■ GOAL OF THE EXERCISE
Make an exact copy of all the material below, apart from the pictures.

■ SOURCE MATERIAL
++++++++++++++++++++

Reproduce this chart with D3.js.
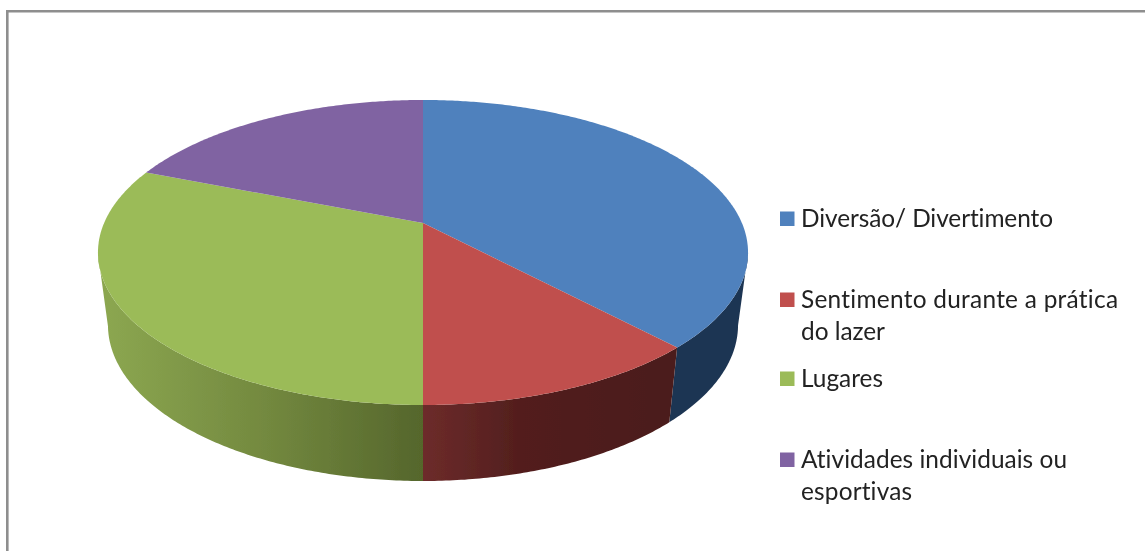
<!DOCTYPE html>
<html><head><meta charset="utf-8">
<script src="https://cdn.jsdelivr.net/npm/d3@7"></script>
<style>html,body{margin:0;padding:0;background:#fff;overflow:hidden}svg{display:block}text{font-variant-ligatures:none}</style>
</head><body><svg id="c" width="1145" height="551"></svg>
<script>
const categories = ["Diversão/ Divertimento","Sentimento durante a prática do lazer","Lugares","Atividades individuais ou esportivas"];
const values = [38,12,31,19];
const legendLines = [["Diversão/ Divertimento"],["Sentimento durante a prática","do lazer"],["Lugares"],["Atividades individuais ou","esportivas"]];
const legendWidths = [[252],[317,84],[82],[266,111]];
const legendBaselines = [227,308,387,468];
const faceColors = ["#4f81bd","#c0504d","#9bbb59","#8064a2"];
const wallStops = [
  [[0,"#1f3552"],[1,"#1f3552"]],
  [[0,"#6d2b2a"],[0.2,"#5f2524"],[0.4,"#521e1d"],[1,"#4b1b1a"]],
  [[0,"#8ba650"],[0.5,"#73893f"],[1,"#55662c"]],
  [[0,"#4c3a63"],[1,"#4c3a63"]]
];

const svg = d3.select("#c");
const defs = svg.append("defs");
defs.append("filter").attr("id","soft").append("feGaussianBlur").attr("stdDeviation",0.5);

// top face: a circle seen in perspective, apex above the ellipse centre
const cx = 423, apexY = 223, k = 0.1934, a = 146.8, b = 318.9;
const topRim = t => {
  const x = Math.sin(t), y = Math.cos(t), w = 1 + k*y;
  return [cx + b*x/w, apexY - a*y/w];
};
// bottom rim: the top rim, slightly narrower and moved down
const topMidY = 252.5, botMidY = 325, sx = 315/325, sy = 156/152.5;
const bottomRim = t => {
  const [x,y] = topRim(t);
  return [cx + (x-cx)*sx, botMidY + (y-topMidY)*sy];
};

const arcs = d3.pie().sort(null).startAngle(0).endAngle(2*Math.PI)(values);
const line = d3.line();
const samples = d => {
  const n = Math.max(2, Math.ceil((d.endAngle-d.startAngle)/0.01));
  return d3.range(n+1).map(i => d.startAngle + (d.endAngle-d.startAngle)*i/n);
};
const frontSamples = d => samples(d).filter(t => topRim(t)[1] >= topMidY);

svg.append("path")
  .attr("d","M1145,11.3H7.3V551")
  .attr("fill","none").attr("stroke","#8e8e8e").attr("stroke-width",2.6);

const pieG = svg.append("g").attr("filter","url(#soft)");

arcs.forEach((d,i) => {
  const g = defs.append("linearGradient").attr("id","wall"+i)
    .attr("gradientUnits","userSpaceOnUse");
  const xs = frontSamples(d).map(bottomRim).map(p => p[0]);
  const ext = d3.extent(xs.length ? xs : [cx-300,cx+300]);
  g.attr("x1",ext[0]).attr("x2",ext[1]).attr("y1",0).attr("y2",0);
  wallStops[i].forEach(s => g.append("stop").attr("offset",s[0]).attr("stop-color",s[1]));
});

// walls: only the front half of the rim shows
pieG.selectAll("path.wall")
  .data(arcs.map((d,i)=>({d,i})).filter(p=>frontSamples(p.d).length>1))
  .join("path").attr("class","wall")
  .attr("fill",p=>`url(#wall${p.i})`)
  .attr("d",p=>{
    const ts = frontSamples(p.d);
    return line(ts.map(topRim).concat(ts.slice().reverse().map(bottomRim)))+"Z";
  });

// top faces
pieG.selectAll("path.face")
  .data(arcs)
  .join("path").attr("class","face")
  .attr("fill",(d,i)=>faceColors[i])
  .attr("d",d=>line([[cx,apexY]].concat(samples(d).map(topRim)))+"Z");

// legend
const lg = svg.append("g").attr("filter","url(#soft)");
legendLines.forEach((ls,i)=>{
  lg.append("rect").attr("x",780).attr("y",legendBaselines[i]-15.5)
    .attr("width",14.5).attr("height",14.5).attr("fill",faceColors[i]);
  ls.forEach((s,j)=>{
    lg.append("text").attr("x",801).attr("y",legendBaselines[i]+j*31.5)
      .attr("font-family","Lato, 'Open Sans', sans-serif").attr("font-size",24.4)
      .attr("textLength",legendWidths[i][j]).attr("lengthAdjust","spacing")
      .attr("fill","#222").text(s);
  });
});
</script></body></html>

++++++++++++++++++++

■ FULL OUTPUT
Reproduce this chart with D3.js.
<!DOCTYPE html>
<html><head><meta charset="utf-8">
<script src="https://cdn.jsdelivr.net/npm/d3@7"></script>
<style>html,body{margin:0;padding:0;background:#fff;overflow:hidden}svg{display:block}text{font-variant-ligatures:none}</style>
</head><body><svg id="c" width="1145" height="551"></svg>
<script>
const categories = ["Diversão/ Divertimento","Sentimento durante a prática do lazer","Lugares","Atividades individuais ou esportivas"];
const values = [38,12,31,19];
const legendLines = [["Diversão/ Divertimento"],["Sentimento durante a prática","do lazer"],["Lugares"],["Atividades individuais ou","esportivas"]];
const legendWidths = [[252],[317,84],[82],[266,111]];
const legendBaselines = [227,308,387,468];
const faceColors = ["#4f81bd","#c0504d","#9bbb59","#8064a2"];
const wallStops = [
  [[0,"#1f3552"],[1,"#1f3552"]],
  [[0,"#6d2b2a"],[0.2,"#5f2524"],[0.4,"#521e1d"],[1,"#4b1b1a"]],
  [[0,"#8ba650"],[0.5,"#73893f"],[1,"#55662c"]],
  [[0,"#4c3a63"],[1,"#4c3a63"]]
];

const svg = d3.select("#c");
const defs = svg.append("defs");
defs.append("filter").attr("id","soft").append("feGaussianBlur").attr("stdDeviation",0.5);

// top face: a circle seen in perspective, apex above the ellipse centre
const cx = 423, apexY = 223, k = 0.1934, a = 146.8, b = 318.9;
const topRim = t => {
  const x = Math.sin(t), y = Math.cos(t), w = 1 + k*y;
  return [cx + b*x/w, apexY - a*y/w];
};
// bottom rim: the top rim, slightly narrower and moved down
const topMidY = 252.5, botMidY = 325, sx = 315/325, sy = 156/152.5;
const bottomRim = t => {
  const [x,y] = topRim(t);
  return [cx + (x-cx)*sx, botMidY + (y-topMidY)*sy];
};

const arcs = d3.pie().sort(null).startAngle(0).endAngle(2*Math.PI)(values);
const line = d3.line();
const samples = d => {
  const n = Math.max(2, Math.ceil((d.endAngle-d.startAngle)/0.01));
  return d3.range(n+1).map(i => d.startAngle + (d.endAngle-d.startAngle)*i/n);
};
const frontSamples = d => samples(d).filter(t => topRim(t)[1] >= topMidY);

svg.append("path")
  .attr("d","M1145,11.3H7.3V551")
  .attr("fill","none").attr("stroke","#8e8e8e").attr("stroke-width",2.6);

const pieG = svg.append("g").attr("filter","url(#soft)");

arcs.forEach((d,i) => {
  const g = defs.append("linearGradient").attr("id","wall"+i)
    .attr("gradientUnits","userSpaceOnUse");
  const xs = frontSamples(d).map(bottomRim).map(p => p[0]);
  const ext = d3.extent(xs.length ? xs : [cx-300,cx+300]);
  g.attr("x1",ext[0]).attr("x2",ext[1]).attr("y1",0).attr("y2",0);
  wallStops[i].forEach(s => g.append("stop").attr("offset",s[0]).attr("stop-color",s[1]));
});

// walls: only the front half of the rim shows
pieG.selectAll("path.wall")
  .data(arcs.map((d,i)=>({d,i})).filter(p=>frontSamples(p.d).length>1))
  .join("path").attr("class","wall")
  .attr("fill",p=>`url(#wall${p.i})`)
  .attr("d",p=>{
    const ts = frontSamples(p.d);
    return line(ts.map(topRim).concat(ts.slice().reverse().map(bottomRim)))+"Z";
  });

// top faces
pieG.selectAll("path.face")
  .data(arcs)
  .join("path").attr("class","face")
  .attr("fill",(d,i)=>faceColors[i])
  .attr("d",d=>line([[cx,apexY]].concat(samples(d).map(topRim)))+"Z");

// legend
const lg = svg.append("g").attr("filter","url(#soft)");
legendLines.forEach((ls,i)=>{
  lg.append("rect").attr("x",780).attr("y",legendBaselines[i]-15.5)
    .attr("width",14.5).attr("height",14.5).attr("fill",faceColors[i]);
  ls.forEach((s,j)=>{
    lg.append("text").attr("x",801).attr("y",legendBaselines[i]+j*31.5)
      .attr("font-family","Lato, 'Open Sans', sans-serif").attr("font-size",24.4)
      .attr("textLength",legendWidths[i][j]).attr("lengthAdjust","spacing")
      .attr("fill","#222").text(s);
  });
});
</script></body></html>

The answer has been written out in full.